==== DATA

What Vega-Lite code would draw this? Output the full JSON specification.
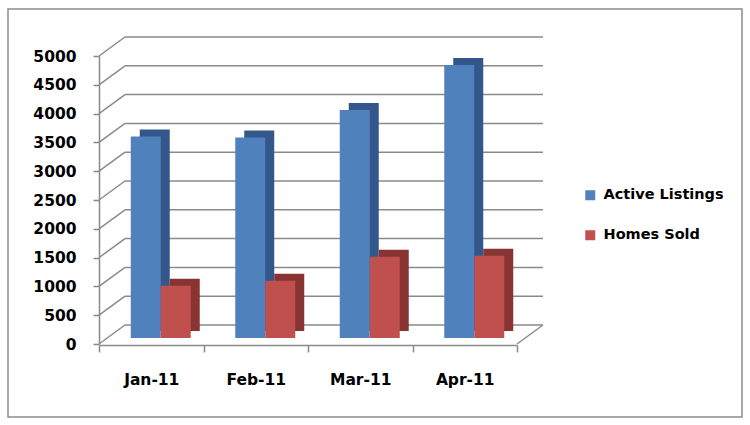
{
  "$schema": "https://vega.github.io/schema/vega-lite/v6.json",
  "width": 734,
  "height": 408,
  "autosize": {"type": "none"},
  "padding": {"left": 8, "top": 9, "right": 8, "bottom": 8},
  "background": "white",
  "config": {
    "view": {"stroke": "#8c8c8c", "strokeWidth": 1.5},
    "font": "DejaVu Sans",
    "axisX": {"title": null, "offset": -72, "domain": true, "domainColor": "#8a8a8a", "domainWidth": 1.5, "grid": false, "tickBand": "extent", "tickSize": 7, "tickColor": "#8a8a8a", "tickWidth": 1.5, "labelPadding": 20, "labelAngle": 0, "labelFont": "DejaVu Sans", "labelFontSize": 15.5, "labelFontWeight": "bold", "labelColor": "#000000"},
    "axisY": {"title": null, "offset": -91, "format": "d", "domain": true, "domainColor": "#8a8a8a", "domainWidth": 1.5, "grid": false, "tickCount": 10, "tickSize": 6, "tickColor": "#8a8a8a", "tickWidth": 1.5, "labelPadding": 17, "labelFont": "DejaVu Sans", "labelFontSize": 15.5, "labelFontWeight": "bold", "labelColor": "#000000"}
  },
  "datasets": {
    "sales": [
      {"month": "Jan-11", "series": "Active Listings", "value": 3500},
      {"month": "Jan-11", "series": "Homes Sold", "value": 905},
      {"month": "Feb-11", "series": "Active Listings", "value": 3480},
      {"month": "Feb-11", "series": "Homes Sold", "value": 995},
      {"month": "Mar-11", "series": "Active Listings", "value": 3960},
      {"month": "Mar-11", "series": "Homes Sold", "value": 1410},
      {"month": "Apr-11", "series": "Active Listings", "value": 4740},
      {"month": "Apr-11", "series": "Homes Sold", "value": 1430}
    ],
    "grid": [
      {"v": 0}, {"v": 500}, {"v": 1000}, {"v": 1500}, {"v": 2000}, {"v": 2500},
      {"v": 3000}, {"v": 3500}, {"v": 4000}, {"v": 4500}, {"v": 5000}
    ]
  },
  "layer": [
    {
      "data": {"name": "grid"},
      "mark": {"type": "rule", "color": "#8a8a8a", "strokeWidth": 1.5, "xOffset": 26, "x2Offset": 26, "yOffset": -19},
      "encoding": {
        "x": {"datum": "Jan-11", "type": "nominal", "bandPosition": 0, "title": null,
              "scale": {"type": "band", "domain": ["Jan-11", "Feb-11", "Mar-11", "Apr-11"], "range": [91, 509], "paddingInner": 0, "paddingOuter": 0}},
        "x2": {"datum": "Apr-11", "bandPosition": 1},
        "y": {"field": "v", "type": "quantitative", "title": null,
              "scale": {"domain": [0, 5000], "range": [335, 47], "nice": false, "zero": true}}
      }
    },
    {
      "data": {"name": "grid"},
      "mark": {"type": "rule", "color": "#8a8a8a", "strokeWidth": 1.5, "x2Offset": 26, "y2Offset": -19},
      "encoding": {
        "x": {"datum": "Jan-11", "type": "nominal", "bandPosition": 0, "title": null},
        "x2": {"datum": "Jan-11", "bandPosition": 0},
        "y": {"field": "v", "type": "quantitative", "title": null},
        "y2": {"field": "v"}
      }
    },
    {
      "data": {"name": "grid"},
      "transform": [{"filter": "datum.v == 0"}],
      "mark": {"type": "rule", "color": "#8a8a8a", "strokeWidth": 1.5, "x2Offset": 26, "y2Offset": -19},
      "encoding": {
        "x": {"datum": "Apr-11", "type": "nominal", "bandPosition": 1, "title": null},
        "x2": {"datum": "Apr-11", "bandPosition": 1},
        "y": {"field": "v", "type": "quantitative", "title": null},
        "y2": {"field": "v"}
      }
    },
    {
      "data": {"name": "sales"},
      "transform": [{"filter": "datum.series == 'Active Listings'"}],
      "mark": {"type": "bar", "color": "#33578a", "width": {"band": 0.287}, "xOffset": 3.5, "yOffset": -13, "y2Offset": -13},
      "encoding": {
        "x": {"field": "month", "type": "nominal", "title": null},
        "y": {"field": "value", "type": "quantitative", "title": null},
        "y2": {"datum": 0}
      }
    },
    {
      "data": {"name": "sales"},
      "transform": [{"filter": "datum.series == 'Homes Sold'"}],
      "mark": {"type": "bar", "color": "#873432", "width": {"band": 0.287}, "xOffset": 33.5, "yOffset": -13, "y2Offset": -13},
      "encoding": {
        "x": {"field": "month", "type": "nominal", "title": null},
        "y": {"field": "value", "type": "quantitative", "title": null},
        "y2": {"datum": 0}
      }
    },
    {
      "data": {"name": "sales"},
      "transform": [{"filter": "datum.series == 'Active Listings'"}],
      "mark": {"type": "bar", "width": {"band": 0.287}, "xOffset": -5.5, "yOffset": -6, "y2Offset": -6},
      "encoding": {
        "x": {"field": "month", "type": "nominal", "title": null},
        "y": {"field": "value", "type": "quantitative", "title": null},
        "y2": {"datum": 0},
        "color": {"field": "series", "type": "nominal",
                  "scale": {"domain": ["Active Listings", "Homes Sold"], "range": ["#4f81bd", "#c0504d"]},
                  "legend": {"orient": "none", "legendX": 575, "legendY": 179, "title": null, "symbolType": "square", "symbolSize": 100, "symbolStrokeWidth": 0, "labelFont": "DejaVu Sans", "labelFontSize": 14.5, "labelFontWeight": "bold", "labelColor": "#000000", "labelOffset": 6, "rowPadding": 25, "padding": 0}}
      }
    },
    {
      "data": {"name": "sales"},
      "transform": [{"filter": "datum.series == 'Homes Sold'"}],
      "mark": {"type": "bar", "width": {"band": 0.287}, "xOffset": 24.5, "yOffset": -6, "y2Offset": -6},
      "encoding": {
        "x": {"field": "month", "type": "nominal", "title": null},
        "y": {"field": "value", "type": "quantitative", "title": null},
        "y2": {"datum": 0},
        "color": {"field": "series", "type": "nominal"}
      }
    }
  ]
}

========

Output all of the data exactly as it stands, minus any images.

What Vega-Lite code would draw this? Output the full JSON specification.
{
  "$schema": "https://vega.github.io/schema/vega-lite/v6.json",
  "width": 734,
  "height": 408,
  "autosize": {"type": "none"},
  "padding": {"left": 8, "top": 9, "right": 8, "bottom": 8},
  "background": "white",
  "config": {
    "view": {"stroke": "#8c8c8c", "strokeWidth": 1.5},
    "font": "DejaVu Sans",
    "axisX": {"title": null, "offset": -72, "domain": true, "domainColor": "#8a8a8a", "domainWidth": 1.5, "grid": false, "tickBand": "extent", "tickSize": 7, "tickColor": "#8a8a8a", "tickWidth": 1.5, "labelPadding": 20, "labelAngle": 0, "labelFont": "DejaVu Sans", "labelFontSize": 15.5, "labelFontWeight": "bold", "labelColor": "#000000"},
    "axisY": {"title": null, "offset": -91, "format": "d", "domain": true, "domainColor": "#8a8a8a", "domainWidth": 1.5, "grid": false, "tickCount": 10, "tickSize": 6, "tickColor": "#8a8a8a", "tickWidth": 1.5, "labelPadding": 17, "labelFont": "DejaVu Sans", "labelFontSize": 15.5, "labelFontWeight": "bold", "labelColor": "#000000"}
  },
  "datasets": {
    "sales": [
      {"month": "Jan-11", "series": "Active Listings", "value": 3500},
      {"month": "Jan-11", "series": "Homes Sold", "value": 905},
      {"month": "Feb-11", "series": "Active Listings", "value": 3480},
      {"month": "Feb-11", "series": "Homes Sold", "value": 995},
      {"month": "Mar-11", "series": "Active Listings", "value": 3960},
      {"month": "Mar-11", "series": "Homes Sold", "value": 1410},
      {"month": "Apr-11", "series": "Active Listings", "value": 4740},
      {"month": "Apr-11", "series": "Homes Sold", "value": 1430}
    ],
    "grid": [
      {"v": 0}, {"v": 500}, {"v": 1000}, {"v": 1500}, {"v": 2000}, {"v": 2500},
      {"v": 3000}, {"v": 3500}, {"v": 4000}, {"v": 4500}, {"v": 5000}
    ]
  },
  "layer": [
    {
      "data": {"name": "grid"},
      "mark": {"type": "rule", "color": "#8a8a8a", "strokeWidth": 1.5, "xOffset": 26, "x2Offset": 26, "yOffset": -19},
      "encoding": {
        "x": {"datum": "Jan-11", "type": "nominal", "bandPosition": 0, "title": null,
              "scale": {"type": "band", "domain": ["Jan-11", "Feb-11", "Mar-11", "Apr-11"], "range": [91, 509], "paddingInner": 0, "paddingOuter": 0}},
        "x2": {"datum": "Apr-11", "bandPosition": 1},
        "y": {"field": "v", "type": "quantitative", "title": null,
              "scale": {"domain": [0, 5000], "range": [335, 47], "nice": false, "zero": true}}
      }
    },
    {
      "data": {"name": "grid"},
      "mark": {"type": "rule", "color": "#8a8a8a", "strokeWidth": 1.5, "x2Offset": 26, "y2Offset": -19},
      "encoding": {
        "x": {"datum": "Jan-11", "type": "nominal", "bandPosition": 0, "title": null},
        "x2": {"datum": "Jan-11", "bandPosition": 0},
        "y": {"field": "v", "type": "quantitative", "title": null},
        "y2": {"field": "v"}
      }
    },
    {
      "data": {"name": "grid"},
      "transform": [{"filter": "datum.v == 0"}],
      "mark": {"type": "rule", "color": "#8a8a8a", "strokeWidth": 1.5, "x2Offset": 26, "y2Offset": -19},
      "encoding": {
        "x": {"datum": "Apr-11", "type": "nominal", "bandPosition": 1, "title": null},
        "x2": {"datum": "Apr-11", "bandPosition": 1},
        "y": {"field": "v", "type": "quantitative", "title": null},
        "y2": {"field": "v"}
      }
    },
    {
      "data": {"name": "sales"},
      "transform": [{"filter": "datum.series == 'Active Listings'"}],
      "mark": {"type": "bar", "color": "#33578a", "width": {"band": 0.287}, "xOffset": 3.5, "yOffset": -13, "y2Offset": -13},
      "encoding": {
        "x": {"field": "month", "type": "nominal", "title": null},
        "y": {"field": "value", "type": "quantitative", "title": null},
        "y2": {"datum": 0}
      }
    },
    {
      "data": {"name": "sales"},
      "transform": [{"filter": "datum.series == 'Homes Sold'"}],
      "mark": {"type": "bar", "color": "#873432", "width": {"band": 0.287}, "xOffset": 33.5, "yOffset": -13, "y2Offset": -13},
      "encoding": {
        "x": {"field": "month", "type": "nominal", "title": null},
        "y": {"field": "value", "type": "quantitative", "title": null},
        "y2": {"datum": 0}
      }
    },
    {
      "data": {"name": "sales"},
      "transform": [{"filter": "datum.series == 'Active Listings'"}],
      "mark": {"type": "bar", "width": {"band": 0.287}, "xOffset": -5.5, "yOffset": -6, "y2Offset": -6},
      "encoding": {
        "x": {"field": "month", "type": "nominal", "title": null},
        "y": {"field": "value", "type": "quantitative", "title": null},
        "y2": {"datum": 0},
        "color": {"field": "series", "type": "nominal",
                  "scale": {"domain": ["Active Listings", "Homes Sold"], "range": ["#4f81bd", "#c0504d"]},
                  "legend": {"orient": "none", "legendX": 575, "legendY": 179, "title": null, "symbolType": "square", "symbolSize": 100, "symbolStrokeWidth": 0, "labelFont": "DejaVu Sans", "labelFontSize": 14.5, "labelFontWeight": "bold", "labelColor": "#000000", "labelOffset": 6, "rowPadding": 25, "padding": 0}}
      }
    },
    {
      "data": {"name": "sales"},
      "transform": [{"filter": "datum.series == 'Homes Sold'"}],
      "mark": {"type": "bar", "width": {"band": 0.287}, "xOffset": 24.5, "yOffset": -6, "y2Offset": -6},
      "encoding": {
        "x": {"field": "month", "type": "nominal", "title": null},
        "y": {"field": "value", "type": "quantitative", "title": null},
        "y2": {"datum": 0},
        "color": {"field": "series", "type": "nominal"}
      }
    }
  ]
}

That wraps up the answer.